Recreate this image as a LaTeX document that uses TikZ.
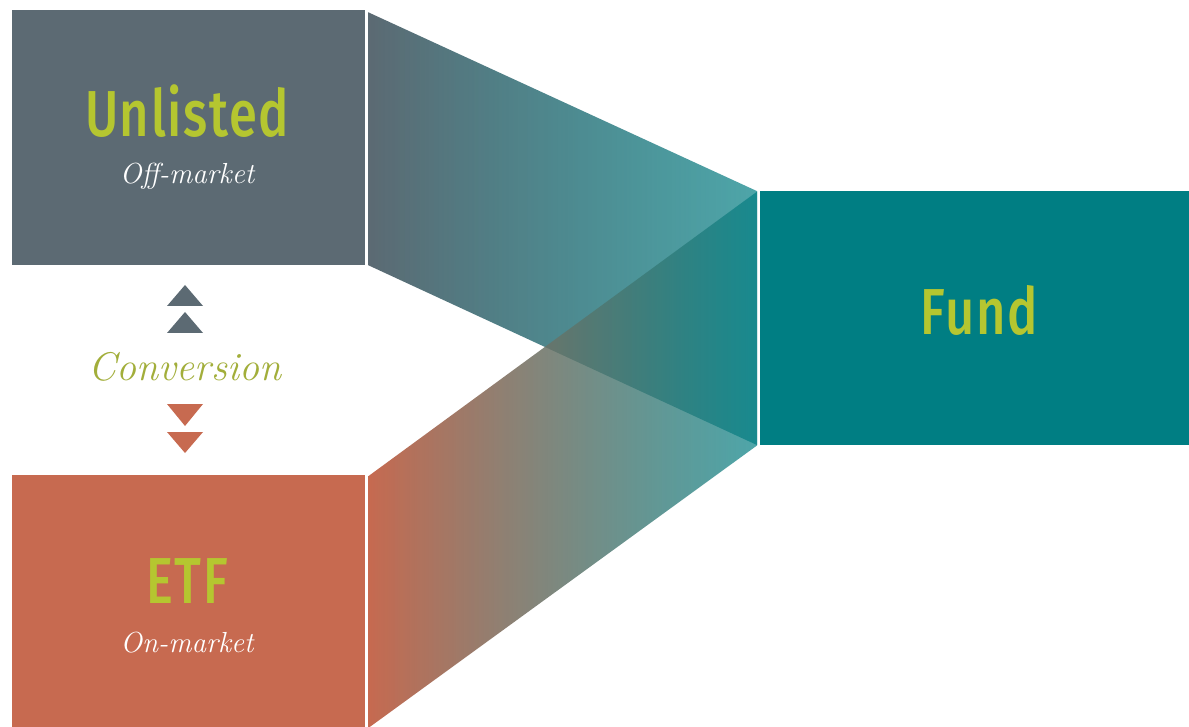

...

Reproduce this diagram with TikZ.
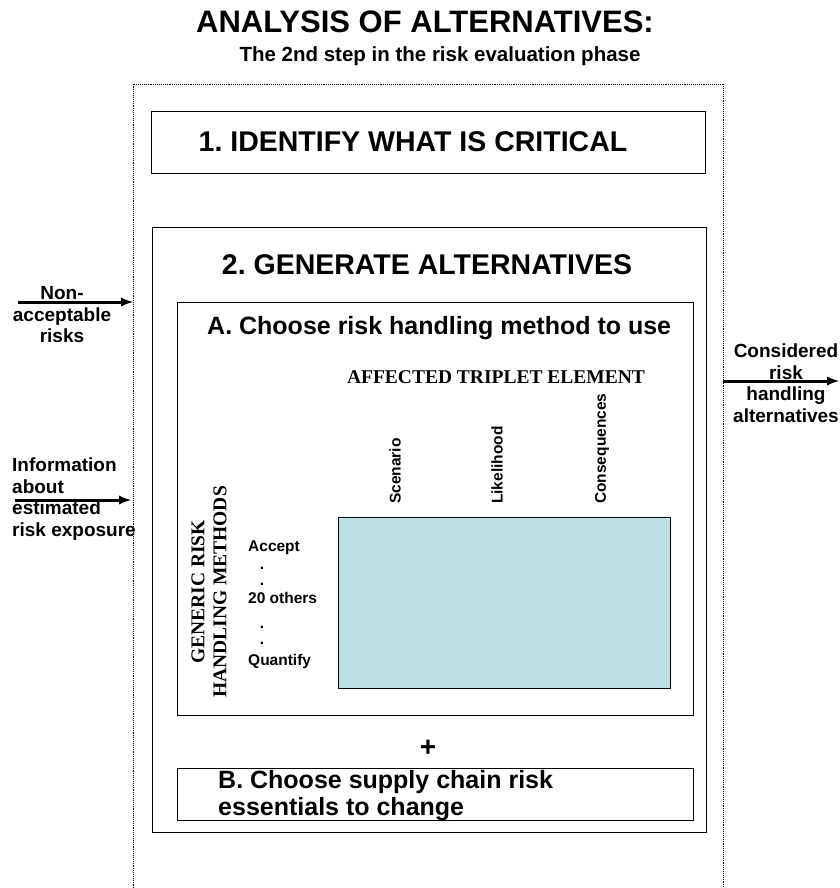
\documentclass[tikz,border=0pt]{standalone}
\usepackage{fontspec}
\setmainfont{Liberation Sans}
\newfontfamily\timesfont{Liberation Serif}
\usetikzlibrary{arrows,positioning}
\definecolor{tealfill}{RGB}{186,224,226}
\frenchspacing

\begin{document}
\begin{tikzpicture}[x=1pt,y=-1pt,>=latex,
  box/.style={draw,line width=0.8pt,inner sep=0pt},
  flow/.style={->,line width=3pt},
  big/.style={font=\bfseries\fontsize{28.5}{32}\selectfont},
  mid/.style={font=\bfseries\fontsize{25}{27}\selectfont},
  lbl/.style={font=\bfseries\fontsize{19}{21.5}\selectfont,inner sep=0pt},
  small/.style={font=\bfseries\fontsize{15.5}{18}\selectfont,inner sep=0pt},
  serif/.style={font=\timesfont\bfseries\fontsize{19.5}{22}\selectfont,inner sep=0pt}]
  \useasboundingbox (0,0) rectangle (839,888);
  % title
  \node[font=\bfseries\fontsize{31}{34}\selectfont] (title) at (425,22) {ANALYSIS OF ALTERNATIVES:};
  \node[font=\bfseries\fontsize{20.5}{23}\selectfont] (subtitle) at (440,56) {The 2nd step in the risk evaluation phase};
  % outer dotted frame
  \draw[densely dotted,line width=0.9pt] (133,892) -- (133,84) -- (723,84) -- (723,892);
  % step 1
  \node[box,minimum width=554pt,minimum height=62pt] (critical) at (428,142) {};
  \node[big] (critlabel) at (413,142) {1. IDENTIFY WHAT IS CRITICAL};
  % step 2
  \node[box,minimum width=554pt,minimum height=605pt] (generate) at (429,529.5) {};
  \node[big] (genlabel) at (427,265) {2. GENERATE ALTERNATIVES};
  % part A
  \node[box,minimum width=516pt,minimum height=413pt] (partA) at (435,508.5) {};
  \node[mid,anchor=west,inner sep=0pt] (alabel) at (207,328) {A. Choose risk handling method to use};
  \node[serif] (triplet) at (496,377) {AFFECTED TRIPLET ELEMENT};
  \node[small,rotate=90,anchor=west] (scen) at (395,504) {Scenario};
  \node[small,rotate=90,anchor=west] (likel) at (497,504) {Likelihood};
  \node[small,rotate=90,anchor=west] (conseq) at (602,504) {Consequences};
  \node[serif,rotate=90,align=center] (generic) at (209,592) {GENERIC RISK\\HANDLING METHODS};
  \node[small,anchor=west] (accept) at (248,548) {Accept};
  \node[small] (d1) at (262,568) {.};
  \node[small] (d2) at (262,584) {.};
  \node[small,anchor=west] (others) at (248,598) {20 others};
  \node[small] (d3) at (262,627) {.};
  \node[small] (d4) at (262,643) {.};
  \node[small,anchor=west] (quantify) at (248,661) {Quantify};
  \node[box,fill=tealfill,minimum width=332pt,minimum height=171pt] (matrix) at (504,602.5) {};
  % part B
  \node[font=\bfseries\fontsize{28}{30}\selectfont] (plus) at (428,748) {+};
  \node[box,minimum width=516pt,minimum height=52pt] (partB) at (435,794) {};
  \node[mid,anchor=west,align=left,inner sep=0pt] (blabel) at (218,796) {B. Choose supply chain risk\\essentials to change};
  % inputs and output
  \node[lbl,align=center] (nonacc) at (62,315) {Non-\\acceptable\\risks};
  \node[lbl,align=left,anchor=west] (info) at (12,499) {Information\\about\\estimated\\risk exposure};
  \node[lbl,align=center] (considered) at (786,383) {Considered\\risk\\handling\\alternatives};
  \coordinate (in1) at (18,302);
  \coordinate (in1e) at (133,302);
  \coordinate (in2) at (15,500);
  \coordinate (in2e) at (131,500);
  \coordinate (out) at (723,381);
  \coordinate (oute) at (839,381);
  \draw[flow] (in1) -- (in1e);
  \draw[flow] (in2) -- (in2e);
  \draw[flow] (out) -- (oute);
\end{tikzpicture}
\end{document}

...

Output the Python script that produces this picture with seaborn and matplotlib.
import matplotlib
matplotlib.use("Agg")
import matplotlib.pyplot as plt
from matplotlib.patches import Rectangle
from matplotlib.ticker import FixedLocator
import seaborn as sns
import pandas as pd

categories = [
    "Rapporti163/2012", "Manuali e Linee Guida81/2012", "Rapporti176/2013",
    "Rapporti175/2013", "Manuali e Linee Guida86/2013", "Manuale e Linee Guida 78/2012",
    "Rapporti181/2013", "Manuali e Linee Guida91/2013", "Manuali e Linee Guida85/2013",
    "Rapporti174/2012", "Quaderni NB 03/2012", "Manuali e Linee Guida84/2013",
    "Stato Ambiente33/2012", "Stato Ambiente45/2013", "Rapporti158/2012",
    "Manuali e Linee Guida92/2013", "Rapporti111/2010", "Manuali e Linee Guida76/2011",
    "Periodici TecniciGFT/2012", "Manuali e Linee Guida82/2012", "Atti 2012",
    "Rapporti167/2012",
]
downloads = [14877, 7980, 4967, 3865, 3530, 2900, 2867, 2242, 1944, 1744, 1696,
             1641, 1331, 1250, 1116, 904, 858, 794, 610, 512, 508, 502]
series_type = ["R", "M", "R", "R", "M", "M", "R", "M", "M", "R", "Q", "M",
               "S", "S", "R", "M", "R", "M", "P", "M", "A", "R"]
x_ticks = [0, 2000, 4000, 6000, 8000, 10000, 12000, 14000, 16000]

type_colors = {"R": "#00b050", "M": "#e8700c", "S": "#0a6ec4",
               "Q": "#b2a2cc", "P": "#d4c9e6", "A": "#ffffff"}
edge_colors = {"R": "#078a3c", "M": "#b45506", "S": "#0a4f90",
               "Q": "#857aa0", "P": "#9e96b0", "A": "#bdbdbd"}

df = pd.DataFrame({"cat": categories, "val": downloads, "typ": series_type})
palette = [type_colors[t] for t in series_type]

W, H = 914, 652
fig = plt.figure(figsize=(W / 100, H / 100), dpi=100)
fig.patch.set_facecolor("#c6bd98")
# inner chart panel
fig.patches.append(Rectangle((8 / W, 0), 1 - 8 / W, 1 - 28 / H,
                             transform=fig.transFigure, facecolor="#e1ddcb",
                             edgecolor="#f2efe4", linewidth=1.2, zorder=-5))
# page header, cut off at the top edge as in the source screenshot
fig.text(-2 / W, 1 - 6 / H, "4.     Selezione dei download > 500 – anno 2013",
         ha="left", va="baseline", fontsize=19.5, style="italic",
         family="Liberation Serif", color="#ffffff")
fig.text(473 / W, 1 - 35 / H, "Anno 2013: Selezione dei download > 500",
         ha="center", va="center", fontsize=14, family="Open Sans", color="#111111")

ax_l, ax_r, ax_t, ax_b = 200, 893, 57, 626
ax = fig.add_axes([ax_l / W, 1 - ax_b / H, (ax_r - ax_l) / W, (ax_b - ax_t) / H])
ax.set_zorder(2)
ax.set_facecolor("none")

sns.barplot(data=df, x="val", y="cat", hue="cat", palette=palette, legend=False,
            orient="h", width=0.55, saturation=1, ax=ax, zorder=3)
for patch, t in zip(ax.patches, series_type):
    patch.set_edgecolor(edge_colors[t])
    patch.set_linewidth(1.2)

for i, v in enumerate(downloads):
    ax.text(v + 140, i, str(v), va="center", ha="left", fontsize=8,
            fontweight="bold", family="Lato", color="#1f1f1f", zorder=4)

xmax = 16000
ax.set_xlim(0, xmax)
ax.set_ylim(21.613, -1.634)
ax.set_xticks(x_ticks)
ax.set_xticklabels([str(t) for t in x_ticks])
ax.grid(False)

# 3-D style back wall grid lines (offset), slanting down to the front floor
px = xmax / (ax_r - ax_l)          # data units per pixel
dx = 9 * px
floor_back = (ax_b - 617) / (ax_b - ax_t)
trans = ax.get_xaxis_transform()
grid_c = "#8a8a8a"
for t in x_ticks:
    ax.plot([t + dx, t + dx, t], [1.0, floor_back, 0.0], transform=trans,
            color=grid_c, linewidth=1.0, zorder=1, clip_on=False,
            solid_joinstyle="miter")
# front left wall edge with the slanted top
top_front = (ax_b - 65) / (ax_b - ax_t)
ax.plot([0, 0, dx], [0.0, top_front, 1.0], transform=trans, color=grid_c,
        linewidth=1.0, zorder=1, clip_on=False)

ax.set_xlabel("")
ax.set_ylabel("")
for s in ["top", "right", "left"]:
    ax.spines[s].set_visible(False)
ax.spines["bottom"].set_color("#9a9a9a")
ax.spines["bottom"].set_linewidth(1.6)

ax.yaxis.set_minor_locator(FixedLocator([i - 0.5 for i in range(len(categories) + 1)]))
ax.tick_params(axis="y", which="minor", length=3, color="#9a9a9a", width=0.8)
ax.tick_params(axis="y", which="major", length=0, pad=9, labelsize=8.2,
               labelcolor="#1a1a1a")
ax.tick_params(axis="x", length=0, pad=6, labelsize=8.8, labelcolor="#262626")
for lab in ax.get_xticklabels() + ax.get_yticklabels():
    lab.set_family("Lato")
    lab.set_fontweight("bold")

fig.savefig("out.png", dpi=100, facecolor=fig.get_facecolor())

• WHAT IS BEING ASKED: Output exactly one stretch of the listing: from the line containing "Output the Python" through the line containing "import pandas as pd", both end lines included.

• RESPONSE:
Output the Python script that produces this picture with seaborn and matplotlib.
import matplotlib
matplotlib.use("Agg")
import matplotlib.pyplot as plt
from matplotlib.patches import Rectangle
from matplotlib.ticker import FixedLocator
import seaborn as sns
import pandas as pd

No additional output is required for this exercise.